## Supplied data
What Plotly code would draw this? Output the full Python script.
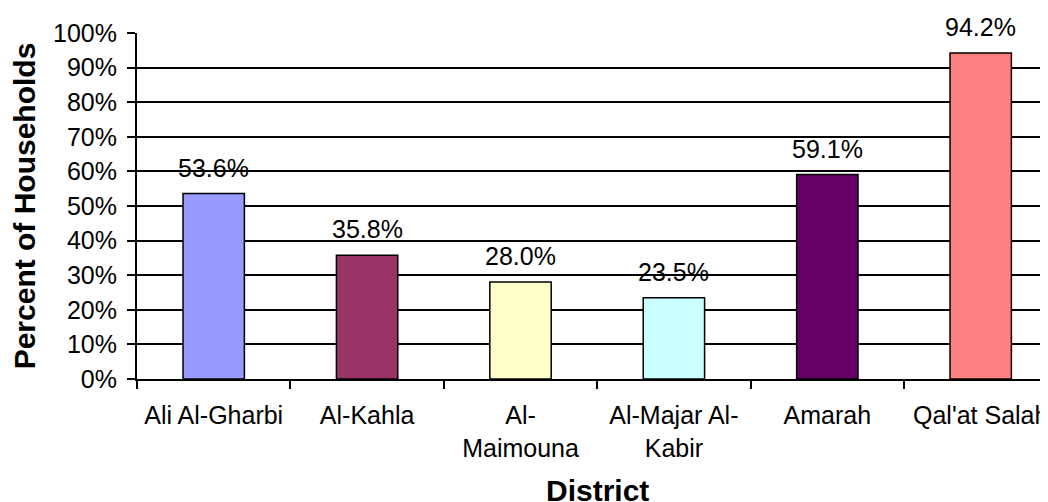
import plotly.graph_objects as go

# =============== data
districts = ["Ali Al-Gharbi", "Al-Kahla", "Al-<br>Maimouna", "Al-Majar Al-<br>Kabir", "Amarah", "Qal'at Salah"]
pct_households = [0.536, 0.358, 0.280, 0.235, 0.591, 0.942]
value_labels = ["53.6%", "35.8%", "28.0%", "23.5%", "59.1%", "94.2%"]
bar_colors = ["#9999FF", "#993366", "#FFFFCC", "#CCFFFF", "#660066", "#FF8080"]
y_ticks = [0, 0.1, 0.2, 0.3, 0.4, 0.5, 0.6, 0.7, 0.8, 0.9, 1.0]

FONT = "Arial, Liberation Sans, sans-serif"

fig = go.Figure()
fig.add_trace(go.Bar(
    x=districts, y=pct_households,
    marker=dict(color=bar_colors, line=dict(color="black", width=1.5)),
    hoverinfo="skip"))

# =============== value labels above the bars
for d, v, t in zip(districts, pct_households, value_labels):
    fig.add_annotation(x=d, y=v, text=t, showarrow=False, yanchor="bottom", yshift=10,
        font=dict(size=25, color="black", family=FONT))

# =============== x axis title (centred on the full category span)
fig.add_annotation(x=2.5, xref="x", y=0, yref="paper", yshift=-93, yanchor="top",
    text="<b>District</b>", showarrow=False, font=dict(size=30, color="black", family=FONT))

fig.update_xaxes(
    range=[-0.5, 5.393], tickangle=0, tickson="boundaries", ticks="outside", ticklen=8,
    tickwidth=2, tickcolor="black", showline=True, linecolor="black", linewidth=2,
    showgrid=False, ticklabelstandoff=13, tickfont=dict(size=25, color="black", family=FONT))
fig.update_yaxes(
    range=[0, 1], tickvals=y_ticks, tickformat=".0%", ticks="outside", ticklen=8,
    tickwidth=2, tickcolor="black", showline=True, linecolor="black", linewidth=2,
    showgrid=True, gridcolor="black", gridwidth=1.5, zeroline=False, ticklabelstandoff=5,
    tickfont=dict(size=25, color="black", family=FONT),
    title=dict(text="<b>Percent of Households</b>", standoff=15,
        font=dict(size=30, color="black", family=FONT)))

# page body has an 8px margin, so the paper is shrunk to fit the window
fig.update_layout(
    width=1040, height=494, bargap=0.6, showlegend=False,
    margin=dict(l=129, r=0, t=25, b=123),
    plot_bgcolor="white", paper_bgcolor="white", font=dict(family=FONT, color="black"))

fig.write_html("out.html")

## Required work
Write the listing above out again exactly, dropping each image.

## Answer for this exercise
What Plotly code would draw this? Output the full Python script.
import plotly.graph_objects as go

# =============== data
districts = ["Ali Al-Gharbi", "Al-Kahla", "Al-<br>Maimouna", "Al-Majar Al-<br>Kabir", "Amarah", "Qal'at Salah"]
pct_households = [0.536, 0.358, 0.280, 0.235, 0.591, 0.942]
value_labels = ["53.6%", "35.8%", "28.0%", "23.5%", "59.1%", "94.2%"]
bar_colors = ["#9999FF", "#993366", "#FFFFCC", "#CCFFFF", "#660066", "#FF8080"]
y_ticks = [0, 0.1, 0.2, 0.3, 0.4, 0.5, 0.6, 0.7, 0.8, 0.9, 1.0]

FONT = "Arial, Liberation Sans, sans-serif"

fig = go.Figure()
fig.add_trace(go.Bar(
    x=districts, y=pct_households,
    marker=dict(color=bar_colors, line=dict(color="black", width=1.5)),
    hoverinfo="skip"))

# =============== value labels above the bars
for d, v, t in zip(districts, pct_households, value_labels):
    fig.add_annotation(x=d, y=v, text=t, showarrow=False, yanchor="bottom", yshift=10,
        font=dict(size=25, color="black", family=FONT))

# =============== x axis title (centred on the full category span)
fig.add_annotation(x=2.5, xref="x", y=0, yref="paper", yshift=-93, yanchor="top",
    text="<b>District</b>", showarrow=False, font=dict(size=30, color="black", family=FONT))

fig.update_xaxes(
    range=[-0.5, 5.393], tickangle=0, tickson="boundaries", ticks="outside", ticklen=8,
    tickwidth=2, tickcolor="black", showline=True, linecolor="black", linewidth=2,
    showgrid=False, ticklabelstandoff=13, tickfont=dict(size=25, color="black", family=FONT))
fig.update_yaxes(
    range=[0, 1], tickvals=y_ticks, tickformat=".0%", ticks="outside", ticklen=8,
    tickwidth=2, tickcolor="black", showline=True, linecolor="black", linewidth=2,
    showgrid=True, gridcolor="black", gridwidth=1.5, zeroline=False, ticklabelstandoff=5,
    tickfont=dict(size=25, color="black", family=FONT),
    title=dict(text="<b>Percent of Households</b>", standoff=15,
        font=dict(size=30, color="black", family=FONT)))

# page body has an 8px margin, so the paper is shrunk to fit the window
fig.update_layout(
    width=1040, height=494, bargap=0.6, showlegend=False,
    margin=dict(l=129, r=0, t=25, b=123),
    plot_bgcolor="white", paper_bgcolor="white", font=dict(family=FONT, color="black"))

fig.write_html("out.html")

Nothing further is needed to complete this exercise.